[Data]
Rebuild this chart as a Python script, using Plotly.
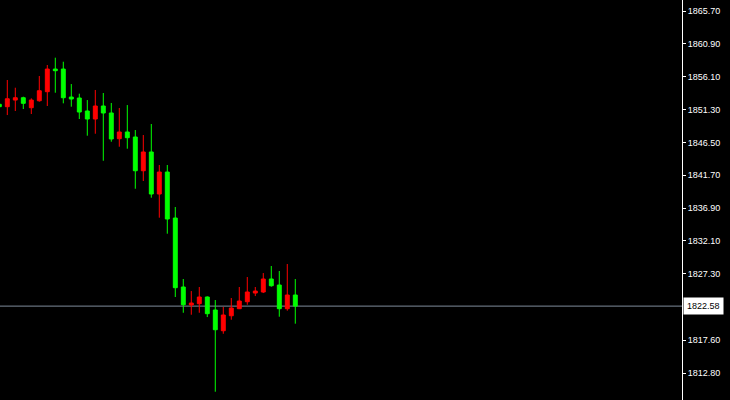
import plotly.graph_objects as go

# Candle index (one per bar), OHLC values
bar_index = list(range(38))
opens = [1852.07, 1851.72, 1852.69, 1853.03, 1851.57, 1852.59, 1853.91, 1857.22, 1857.22, 1853.13,
         1852.99, 1851.09, 1849.92, 1851.82, 1850.80, 1847.04, 1848.02, 1847.29, 1842.36, 1845.10,
         1838.96, 1842.17, 1835.45, 1825.37, 1822.74, 1822.93, 1823.91, 1822.01, 1818.98, 1821.17,
         1822.20, 1823.22, 1824.49, 1824.64, 1826.54, 1825.66, 1822.20, 1824.20]
highs = [1852.26, 1855.62, 1854.49, 1853.18, 1852.94, 1856.20, 1857.81, 1858.88, 1858.29, 1855.03,
         1853.62, 1852.69, 1854.16, 1853.72, 1852.26, 1851.53, 1851.96, 1848.31, 1847.58, 1849.19,
         1843.20, 1843.20, 1837.06, 1826.54, 1824.78, 1825.37, 1824.00, 1823.47, 1822.45, 1823.76,
         1825.37, 1826.83, 1825.37, 1827.41, 1828.44, 1827.71, 1828.73, 1826.54]
lows = [1851.38, 1850.50, 1851.09, 1851.38, 1850.65, 1852.45, 1851.82, 1853.76, 1852.21, 1851.72,
        1849.92, 1847.48, 1847.77, 1843.82, 1846.60, 1845.87, 1845.58, 1839.73, 1840.86, 1838.42,
        1835.50, 1833.16, 1823.91, 1821.61, 1821.32, 1821.61, 1820.98, 1810.07, 1818.54, 1820.59,
        1822.15, 1822.78, 1824.05, 1824.49, 1825.41, 1821.03, 1821.91, 1820.01]
closes = [1851.72, 1852.88, 1853.03, 1852.21, 1852.69, 1854.05, 1857.22, 1856.98, 1853.03, 1852.84,
          1850.94, 1849.92, 1851.82, 1850.80, 1847.00, 1848.02, 1847.19, 1842.36, 1845.10, 1838.96,
          1842.17, 1835.31, 1825.27, 1822.78, 1823.03, 1823.91, 1821.47, 1819.13, 1821.28, 1822.30,
          1823.32, 1824.64, 1824.78, 1826.54, 1825.56, 1822.20, 1824.20, 1822.58]

current_price = 1822.58
tick_values = [1865.70, 1860.90, 1856.10, 1851.30, 1846.50, 1841.70, 1836.90, 1832.10, 1827.30, 1817.60, 1812.80]
tick_labels = ["1865.70", "1860.90", "1856.10", "1851.30", "1846.50", "1841.70", "1836.90", "1832.10",
               "1827.30", "1817.60", "1812.80"]

fig = go.Figure()
fig.add_trace(go.Candlestick(
    x=bar_index, open=opens, high=highs, low=lows, close=closes,
    increasing=dict(line=dict(color="#FF0000", width=1), fillcolor="#FF0000"),
    decreasing=dict(line=dict(color="#00FF00", width=1), fillcolor="#00FF00"),
    whiskerwidth=0, showlegend=False, hoverinfo="skip",
))

fig.add_shape(type="line", xref="paper", x0=0, x1=1, yref="y", y0=current_price, y1=current_price,
              line=dict(color="#7F8C9A", width=1), layer="below")

fig.add_annotation(xref="paper", x=1, y=current_price, yref="y", text=f"{current_price:.2f}",
                   showarrow=False, xanchor="left", yanchor="middle", xshift=1,
                   bgcolor="#FFFFFF", font=dict(color="#000000", size=9, family="Liberation Sans"),
                   borderpad=3)

fig.update_layout(
    width=730, height=400,
    margin=dict(l=0, r=48, t=0, b=0),
    paper_bgcolor="#000000", plot_bgcolor="#000000",
    boxgap=0.3, boxgroupgap=0.3,
    xaxis=dict(range=[0.0875, 85.34], visible=False, showgrid=False, zeroline=False,
               rangeslider=dict(visible=False), fixedrange=True),
    yaxis=dict(range=[1808.86, 1867.31], side="right", showgrid=False, zeroline=False,
               showline=True, linecolor="#FFFFFF", linewidth=1,
               tickmode="array", tickvals=tick_values, ticktext=tick_labels,
               ticks="outside", ticklen=3, tickcolor="#FFFFFF",
               tickfont=dict(color="#FFFFFF", size=9, family="Liberation Sans"),
               fixedrange=True),
)

fig.write_html("out.html", config={"displayModeBar": False},
               post_script="document.body.style.margin='0';document.body.style.background='#000';")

[Exercise goal] Take the listing and print it again exactly, but without any pictures.

[Task answer]
Rebuild this chart as a Python script, using Plotly.
import plotly.graph_objects as go

# Candle index (one per bar), OHLC values
bar_index = list(range(38))
opens = [1852.07, 1851.72, 1852.69, 1853.03, 1851.57, 1852.59, 1853.91, 1857.22, 1857.22, 1853.13,
         1852.99, 1851.09, 1849.92, 1851.82, 1850.80, 1847.04, 1848.02, 1847.29, 1842.36, 1845.10,
         1838.96, 1842.17, 1835.45, 1825.37, 1822.74, 1822.93, 1823.91, 1822.01, 1818.98, 1821.17,
         1822.20, 1823.22, 1824.49, 1824.64, 1826.54, 1825.66, 1822.20, 1824.20]
highs = [1852.26, 1855.62, 1854.49, 1853.18, 1852.94, 1856.20, 1857.81, 1858.88, 1858.29, 1855.03,
         1853.62, 1852.69, 1854.16, 1853.72, 1852.26, 1851.53, 1851.96, 1848.31, 1847.58, 1849.19,
         1843.20, 1843.20, 1837.06, 1826.54, 1824.78, 1825.37, 1824.00, 1823.47, 1822.45, 1823.76,
         1825.37, 1826.83, 1825.37, 1827.41, 1828.44, 1827.71, 1828.73, 1826.54]
lows = [1851.38, 1850.50, 1851.09, 1851.38, 1850.65, 1852.45, 1851.82, 1853.76, 1852.21, 1851.72,
        1849.92, 1847.48, 1847.77, 1843.82, 1846.60, 1845.87, 1845.58, 1839.73, 1840.86, 1838.42,
        1835.50, 1833.16, 1823.91, 1821.61, 1821.32, 1821.61, 1820.98, 1810.07, 1818.54, 1820.59,
        1822.15, 1822.78, 1824.05, 1824.49, 1825.41, 1821.03, 1821.91, 1820.01]
closes = [1851.72, 1852.88, 1853.03, 1852.21, 1852.69, 1854.05, 1857.22, 1856.98, 1853.03, 1852.84,
          1850.94, 1849.92, 1851.82, 1850.80, 1847.00, 1848.02, 1847.19, 1842.36, 1845.10, 1838.96,
          1842.17, 1835.31, 1825.27, 1822.78, 1823.03, 1823.91, 1821.47, 1819.13, 1821.28, 1822.30,
          1823.32, 1824.64, 1824.78, 1826.54, 1825.56, 1822.20, 1824.20, 1822.58]

current_price = 1822.58
tick_values = [1865.70, 1860.90, 1856.10, 1851.30, 1846.50, 1841.70, 1836.90, 1832.10, 1827.30, 1817.60, 1812.80]
tick_labels = ["1865.70", "1860.90", "1856.10", "1851.30", "1846.50", "1841.70", "1836.90", "1832.10",
               "1827.30", "1817.60", "1812.80"]

fig = go.Figure()
fig.add_trace(go.Candlestick(
    x=bar_index, open=opens, high=highs, low=lows, close=closes,
    increasing=dict(line=dict(color="#FF0000", width=1), fillcolor="#FF0000"),
    decreasing=dict(line=dict(color="#00FF00", width=1), fillcolor="#00FF00"),
    whiskerwidth=0, showlegend=False, hoverinfo="skip",
))

fig.add_shape(type="line", xref="paper", x0=0, x1=1, yref="y", y0=current_price, y1=current_price,
              line=dict(color="#7F8C9A", width=1), layer="below")

fig.add_annotation(xref="paper", x=1, y=current_price, yref="y", text=f"{current_price:.2f}",
                   showarrow=False, xanchor="left", yanchor="middle", xshift=1,
                   bgcolor="#FFFFFF", font=dict(color="#000000", size=9, family="Liberation Sans"),
                   borderpad=3)

fig.update_layout(
    width=730, height=400,
    margin=dict(l=0, r=48, t=0, b=0),
    paper_bgcolor="#000000", plot_bgcolor="#000000",
    boxgap=0.3, boxgroupgap=0.3,
    xaxis=dict(range=[0.0875, 85.34], visible=False, showgrid=False, zeroline=False,
               rangeslider=dict(visible=False), fixedrange=True),
    yaxis=dict(range=[1808.86, 1867.31], side="right", showgrid=False, zeroline=False,
               showline=True, linecolor="#FFFFFF", linewidth=1,
               tickmode="array", tickvals=tick_values, ticktext=tick_labels,
               ticks="outside", ticklen=3, tickcolor="#FFFFFF",
               tickfont=dict(color="#FFFFFF", size=9, family="Liberation Sans"),
               fixedrange=True),
)

fig.write_html("out.html", config={"displayModeBar": False},
               post_script="document.body.style.margin='0';document.body.style.background='#000';")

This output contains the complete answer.